Lines that contain the string "produces" are to be copied; leave out all others.

**** Data entries ****

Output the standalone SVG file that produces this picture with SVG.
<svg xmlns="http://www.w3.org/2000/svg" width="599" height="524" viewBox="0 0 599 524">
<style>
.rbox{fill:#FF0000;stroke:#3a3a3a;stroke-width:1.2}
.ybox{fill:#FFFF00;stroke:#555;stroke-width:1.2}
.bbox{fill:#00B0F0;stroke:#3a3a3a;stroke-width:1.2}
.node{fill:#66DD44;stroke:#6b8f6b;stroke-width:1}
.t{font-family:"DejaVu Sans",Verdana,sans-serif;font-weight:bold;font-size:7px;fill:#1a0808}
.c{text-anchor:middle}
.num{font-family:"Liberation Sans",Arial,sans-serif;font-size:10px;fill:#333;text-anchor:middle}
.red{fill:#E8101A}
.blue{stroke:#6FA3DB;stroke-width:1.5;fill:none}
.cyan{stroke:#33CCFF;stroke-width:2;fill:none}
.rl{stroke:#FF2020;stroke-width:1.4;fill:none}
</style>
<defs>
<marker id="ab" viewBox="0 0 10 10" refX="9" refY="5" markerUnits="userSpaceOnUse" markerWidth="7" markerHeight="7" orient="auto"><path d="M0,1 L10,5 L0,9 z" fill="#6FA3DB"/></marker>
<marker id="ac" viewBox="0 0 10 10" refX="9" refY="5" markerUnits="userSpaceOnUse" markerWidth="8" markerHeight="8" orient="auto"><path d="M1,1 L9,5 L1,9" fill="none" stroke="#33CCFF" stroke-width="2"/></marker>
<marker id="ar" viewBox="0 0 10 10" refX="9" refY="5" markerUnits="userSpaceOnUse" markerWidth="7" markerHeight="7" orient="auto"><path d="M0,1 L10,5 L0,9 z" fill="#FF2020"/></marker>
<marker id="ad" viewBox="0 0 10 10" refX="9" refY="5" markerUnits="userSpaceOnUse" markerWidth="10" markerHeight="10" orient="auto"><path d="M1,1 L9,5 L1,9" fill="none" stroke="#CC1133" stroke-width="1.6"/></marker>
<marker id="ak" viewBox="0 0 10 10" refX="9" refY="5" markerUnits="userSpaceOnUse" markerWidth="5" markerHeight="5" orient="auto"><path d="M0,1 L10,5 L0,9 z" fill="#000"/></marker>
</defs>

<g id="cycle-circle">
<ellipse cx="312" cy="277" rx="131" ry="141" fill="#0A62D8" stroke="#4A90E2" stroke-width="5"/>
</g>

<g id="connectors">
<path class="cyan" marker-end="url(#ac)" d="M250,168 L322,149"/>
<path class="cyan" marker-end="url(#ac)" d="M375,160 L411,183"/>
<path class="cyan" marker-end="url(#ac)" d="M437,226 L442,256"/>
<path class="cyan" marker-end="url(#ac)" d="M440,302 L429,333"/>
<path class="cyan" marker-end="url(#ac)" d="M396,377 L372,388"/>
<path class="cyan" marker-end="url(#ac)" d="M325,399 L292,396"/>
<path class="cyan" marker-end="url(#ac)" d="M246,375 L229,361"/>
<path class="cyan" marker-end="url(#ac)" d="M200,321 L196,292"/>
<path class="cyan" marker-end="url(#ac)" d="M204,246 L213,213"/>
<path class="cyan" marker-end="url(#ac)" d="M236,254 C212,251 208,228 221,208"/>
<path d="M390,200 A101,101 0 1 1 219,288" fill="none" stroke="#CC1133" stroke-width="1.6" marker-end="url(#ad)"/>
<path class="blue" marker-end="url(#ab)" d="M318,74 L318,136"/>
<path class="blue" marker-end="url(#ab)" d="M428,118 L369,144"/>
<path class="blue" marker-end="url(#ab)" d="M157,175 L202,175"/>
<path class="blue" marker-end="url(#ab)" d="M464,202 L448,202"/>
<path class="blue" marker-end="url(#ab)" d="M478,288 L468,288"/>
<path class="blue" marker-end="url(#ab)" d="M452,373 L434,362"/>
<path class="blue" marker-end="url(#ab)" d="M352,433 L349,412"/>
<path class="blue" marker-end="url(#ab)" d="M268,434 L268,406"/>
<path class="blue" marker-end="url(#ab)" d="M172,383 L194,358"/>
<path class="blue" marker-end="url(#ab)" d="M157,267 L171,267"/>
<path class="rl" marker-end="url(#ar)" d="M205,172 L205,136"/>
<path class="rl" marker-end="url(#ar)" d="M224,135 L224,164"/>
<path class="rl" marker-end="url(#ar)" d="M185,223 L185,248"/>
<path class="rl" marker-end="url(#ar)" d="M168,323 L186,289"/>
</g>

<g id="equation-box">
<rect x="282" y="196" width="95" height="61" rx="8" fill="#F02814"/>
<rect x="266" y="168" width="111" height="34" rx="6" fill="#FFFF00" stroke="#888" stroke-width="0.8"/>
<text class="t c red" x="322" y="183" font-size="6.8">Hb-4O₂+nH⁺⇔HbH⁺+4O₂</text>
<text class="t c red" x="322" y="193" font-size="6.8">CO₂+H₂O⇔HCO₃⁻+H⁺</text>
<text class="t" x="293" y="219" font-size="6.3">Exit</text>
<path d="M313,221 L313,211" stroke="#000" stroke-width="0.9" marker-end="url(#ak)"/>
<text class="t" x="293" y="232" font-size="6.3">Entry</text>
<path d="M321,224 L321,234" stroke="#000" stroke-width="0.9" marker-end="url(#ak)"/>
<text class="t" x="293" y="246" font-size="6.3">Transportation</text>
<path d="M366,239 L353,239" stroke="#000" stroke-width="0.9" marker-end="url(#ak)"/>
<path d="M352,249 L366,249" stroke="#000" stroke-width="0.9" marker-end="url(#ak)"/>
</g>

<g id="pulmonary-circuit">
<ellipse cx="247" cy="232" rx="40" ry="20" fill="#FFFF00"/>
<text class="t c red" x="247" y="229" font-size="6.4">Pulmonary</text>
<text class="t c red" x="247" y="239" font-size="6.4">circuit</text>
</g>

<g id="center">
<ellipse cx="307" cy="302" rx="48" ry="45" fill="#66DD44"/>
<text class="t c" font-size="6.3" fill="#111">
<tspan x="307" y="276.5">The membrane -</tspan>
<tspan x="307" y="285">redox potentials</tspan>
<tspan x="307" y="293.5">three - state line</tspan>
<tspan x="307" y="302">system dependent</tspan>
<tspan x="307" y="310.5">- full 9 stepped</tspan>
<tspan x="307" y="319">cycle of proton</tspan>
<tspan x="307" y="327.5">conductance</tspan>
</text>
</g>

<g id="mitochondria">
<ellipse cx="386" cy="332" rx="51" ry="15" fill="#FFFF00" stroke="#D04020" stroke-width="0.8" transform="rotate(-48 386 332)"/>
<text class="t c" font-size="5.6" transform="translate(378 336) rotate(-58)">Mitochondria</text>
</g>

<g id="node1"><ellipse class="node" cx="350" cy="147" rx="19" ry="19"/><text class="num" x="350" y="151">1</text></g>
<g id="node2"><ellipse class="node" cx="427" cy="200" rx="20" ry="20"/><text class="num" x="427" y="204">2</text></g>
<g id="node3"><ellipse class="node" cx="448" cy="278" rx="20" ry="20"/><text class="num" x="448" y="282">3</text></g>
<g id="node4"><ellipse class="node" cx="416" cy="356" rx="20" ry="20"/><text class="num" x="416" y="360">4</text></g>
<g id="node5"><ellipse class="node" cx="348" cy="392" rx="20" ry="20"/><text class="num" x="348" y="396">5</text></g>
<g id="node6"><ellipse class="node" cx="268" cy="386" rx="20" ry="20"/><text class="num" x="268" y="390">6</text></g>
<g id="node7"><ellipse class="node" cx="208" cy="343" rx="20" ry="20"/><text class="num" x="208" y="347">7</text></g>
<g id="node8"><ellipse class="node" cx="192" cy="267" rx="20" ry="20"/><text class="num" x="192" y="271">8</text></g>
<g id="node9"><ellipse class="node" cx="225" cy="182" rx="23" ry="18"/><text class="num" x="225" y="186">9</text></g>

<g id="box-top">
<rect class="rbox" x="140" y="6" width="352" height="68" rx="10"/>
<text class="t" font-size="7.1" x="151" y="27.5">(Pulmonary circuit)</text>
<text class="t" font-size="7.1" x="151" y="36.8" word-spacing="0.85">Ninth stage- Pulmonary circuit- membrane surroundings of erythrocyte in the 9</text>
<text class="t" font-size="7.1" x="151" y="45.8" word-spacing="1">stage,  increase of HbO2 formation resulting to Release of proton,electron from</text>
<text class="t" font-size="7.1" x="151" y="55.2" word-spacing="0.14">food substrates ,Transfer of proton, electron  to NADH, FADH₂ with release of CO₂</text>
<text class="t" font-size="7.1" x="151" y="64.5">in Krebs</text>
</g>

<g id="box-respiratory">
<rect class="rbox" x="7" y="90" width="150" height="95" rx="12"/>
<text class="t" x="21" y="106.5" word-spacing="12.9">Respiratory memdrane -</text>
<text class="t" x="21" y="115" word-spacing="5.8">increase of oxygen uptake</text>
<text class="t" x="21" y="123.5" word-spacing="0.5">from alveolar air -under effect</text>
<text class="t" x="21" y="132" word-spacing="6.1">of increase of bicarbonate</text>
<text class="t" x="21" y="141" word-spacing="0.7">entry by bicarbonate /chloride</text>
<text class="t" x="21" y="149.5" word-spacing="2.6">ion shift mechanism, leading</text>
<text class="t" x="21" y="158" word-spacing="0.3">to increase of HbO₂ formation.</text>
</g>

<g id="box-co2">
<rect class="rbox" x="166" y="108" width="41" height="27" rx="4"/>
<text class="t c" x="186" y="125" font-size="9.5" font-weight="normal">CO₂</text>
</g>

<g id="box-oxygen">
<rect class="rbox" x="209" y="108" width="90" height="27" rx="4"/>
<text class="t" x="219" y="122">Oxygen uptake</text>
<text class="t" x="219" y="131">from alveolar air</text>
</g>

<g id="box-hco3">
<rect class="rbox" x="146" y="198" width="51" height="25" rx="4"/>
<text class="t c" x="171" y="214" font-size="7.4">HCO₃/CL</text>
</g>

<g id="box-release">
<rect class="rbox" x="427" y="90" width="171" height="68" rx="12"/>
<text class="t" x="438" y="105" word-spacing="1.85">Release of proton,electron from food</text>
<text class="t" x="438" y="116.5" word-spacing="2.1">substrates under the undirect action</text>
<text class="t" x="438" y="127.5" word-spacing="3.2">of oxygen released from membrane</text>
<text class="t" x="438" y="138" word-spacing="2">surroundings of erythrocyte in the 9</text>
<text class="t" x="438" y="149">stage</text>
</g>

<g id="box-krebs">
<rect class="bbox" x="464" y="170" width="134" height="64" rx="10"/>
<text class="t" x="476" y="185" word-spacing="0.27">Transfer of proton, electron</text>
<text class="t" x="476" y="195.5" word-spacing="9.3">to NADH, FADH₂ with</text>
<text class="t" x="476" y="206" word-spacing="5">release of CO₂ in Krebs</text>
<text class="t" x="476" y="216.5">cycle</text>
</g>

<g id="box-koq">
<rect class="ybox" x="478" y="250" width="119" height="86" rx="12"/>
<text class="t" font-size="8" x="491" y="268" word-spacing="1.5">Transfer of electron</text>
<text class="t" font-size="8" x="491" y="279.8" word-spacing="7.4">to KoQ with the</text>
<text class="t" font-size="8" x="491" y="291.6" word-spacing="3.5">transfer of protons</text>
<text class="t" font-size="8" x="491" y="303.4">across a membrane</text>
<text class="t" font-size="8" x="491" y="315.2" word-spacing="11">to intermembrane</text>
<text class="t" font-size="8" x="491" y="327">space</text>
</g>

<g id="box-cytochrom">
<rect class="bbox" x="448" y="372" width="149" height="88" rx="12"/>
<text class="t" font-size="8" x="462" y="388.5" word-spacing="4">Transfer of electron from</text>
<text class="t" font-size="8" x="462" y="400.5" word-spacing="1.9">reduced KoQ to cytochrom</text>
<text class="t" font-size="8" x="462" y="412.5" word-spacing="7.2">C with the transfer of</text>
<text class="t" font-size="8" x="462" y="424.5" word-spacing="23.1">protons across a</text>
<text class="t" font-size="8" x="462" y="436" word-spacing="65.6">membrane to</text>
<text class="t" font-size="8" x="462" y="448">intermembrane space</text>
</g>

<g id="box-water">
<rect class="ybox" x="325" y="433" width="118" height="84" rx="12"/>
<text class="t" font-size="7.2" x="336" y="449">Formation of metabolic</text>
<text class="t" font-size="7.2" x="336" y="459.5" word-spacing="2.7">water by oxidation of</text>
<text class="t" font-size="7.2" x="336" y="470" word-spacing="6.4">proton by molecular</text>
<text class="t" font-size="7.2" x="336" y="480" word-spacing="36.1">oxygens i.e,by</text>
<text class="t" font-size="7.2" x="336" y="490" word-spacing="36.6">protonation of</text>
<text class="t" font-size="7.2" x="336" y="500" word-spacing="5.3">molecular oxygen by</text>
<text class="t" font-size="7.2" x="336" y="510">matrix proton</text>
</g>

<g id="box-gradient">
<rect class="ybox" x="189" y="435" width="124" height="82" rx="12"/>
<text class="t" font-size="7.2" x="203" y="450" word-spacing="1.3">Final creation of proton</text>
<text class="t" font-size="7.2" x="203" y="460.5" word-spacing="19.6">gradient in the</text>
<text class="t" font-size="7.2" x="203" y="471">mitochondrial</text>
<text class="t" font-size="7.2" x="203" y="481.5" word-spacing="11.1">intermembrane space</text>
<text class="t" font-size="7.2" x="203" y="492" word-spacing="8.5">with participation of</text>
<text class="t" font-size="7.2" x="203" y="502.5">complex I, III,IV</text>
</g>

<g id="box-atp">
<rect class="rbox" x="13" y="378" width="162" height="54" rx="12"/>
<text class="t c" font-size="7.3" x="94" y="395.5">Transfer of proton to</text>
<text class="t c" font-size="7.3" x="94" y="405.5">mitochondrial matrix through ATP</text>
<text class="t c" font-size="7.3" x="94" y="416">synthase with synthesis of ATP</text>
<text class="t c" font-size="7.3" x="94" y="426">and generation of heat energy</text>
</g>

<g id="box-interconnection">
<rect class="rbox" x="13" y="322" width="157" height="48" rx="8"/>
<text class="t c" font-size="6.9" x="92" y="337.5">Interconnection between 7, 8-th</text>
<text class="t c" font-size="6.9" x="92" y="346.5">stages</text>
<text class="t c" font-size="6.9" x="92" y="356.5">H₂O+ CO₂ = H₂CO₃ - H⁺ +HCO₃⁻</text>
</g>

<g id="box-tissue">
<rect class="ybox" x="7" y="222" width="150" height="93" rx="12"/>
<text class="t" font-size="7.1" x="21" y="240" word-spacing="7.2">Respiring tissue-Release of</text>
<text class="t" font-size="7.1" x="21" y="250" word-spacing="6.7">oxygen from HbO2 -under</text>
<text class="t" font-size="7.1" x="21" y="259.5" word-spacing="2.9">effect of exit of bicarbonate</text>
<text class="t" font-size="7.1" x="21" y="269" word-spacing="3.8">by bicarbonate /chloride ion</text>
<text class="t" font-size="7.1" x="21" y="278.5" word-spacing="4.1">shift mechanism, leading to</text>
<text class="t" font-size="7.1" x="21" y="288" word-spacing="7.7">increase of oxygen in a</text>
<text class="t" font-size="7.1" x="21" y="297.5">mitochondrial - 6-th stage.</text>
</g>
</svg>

****
**** Data entries ****

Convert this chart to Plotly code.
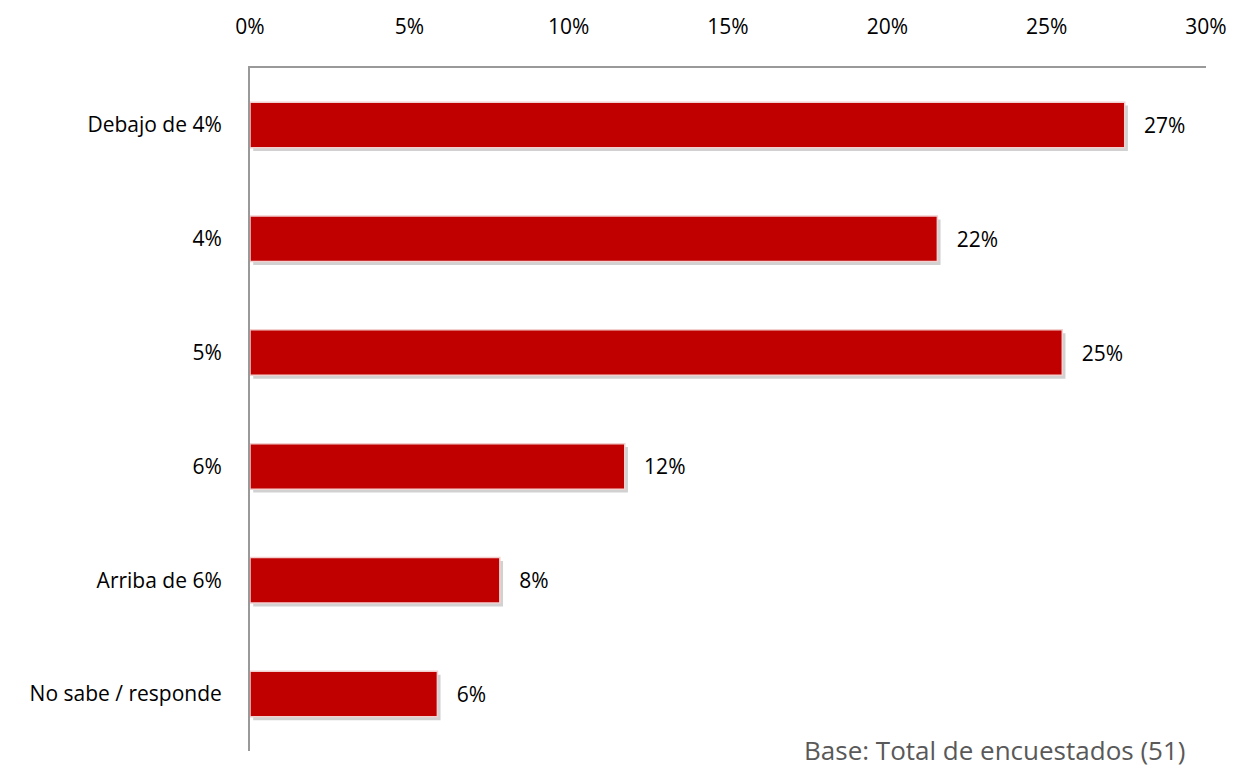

****
**** Data entries ****

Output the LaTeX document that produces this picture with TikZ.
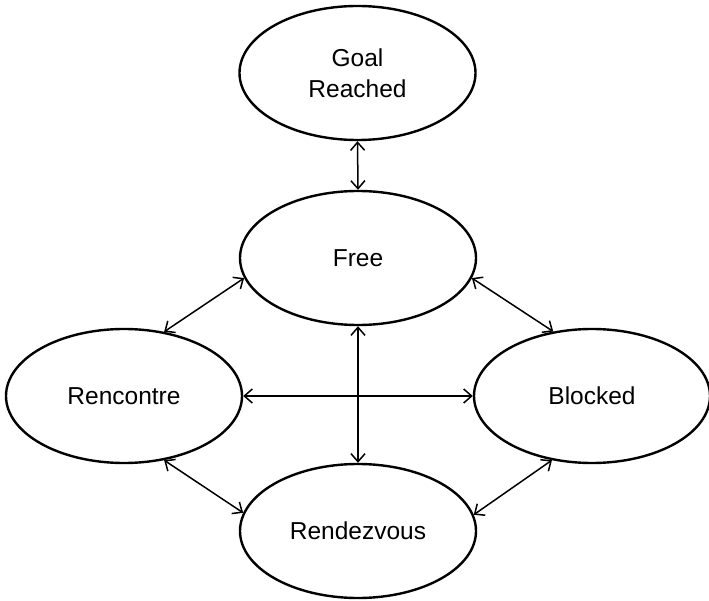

****

The output:
Output the standalone SVG file that produces this picture with SVG.
Output the LaTeX document that produces this picture with TikZ.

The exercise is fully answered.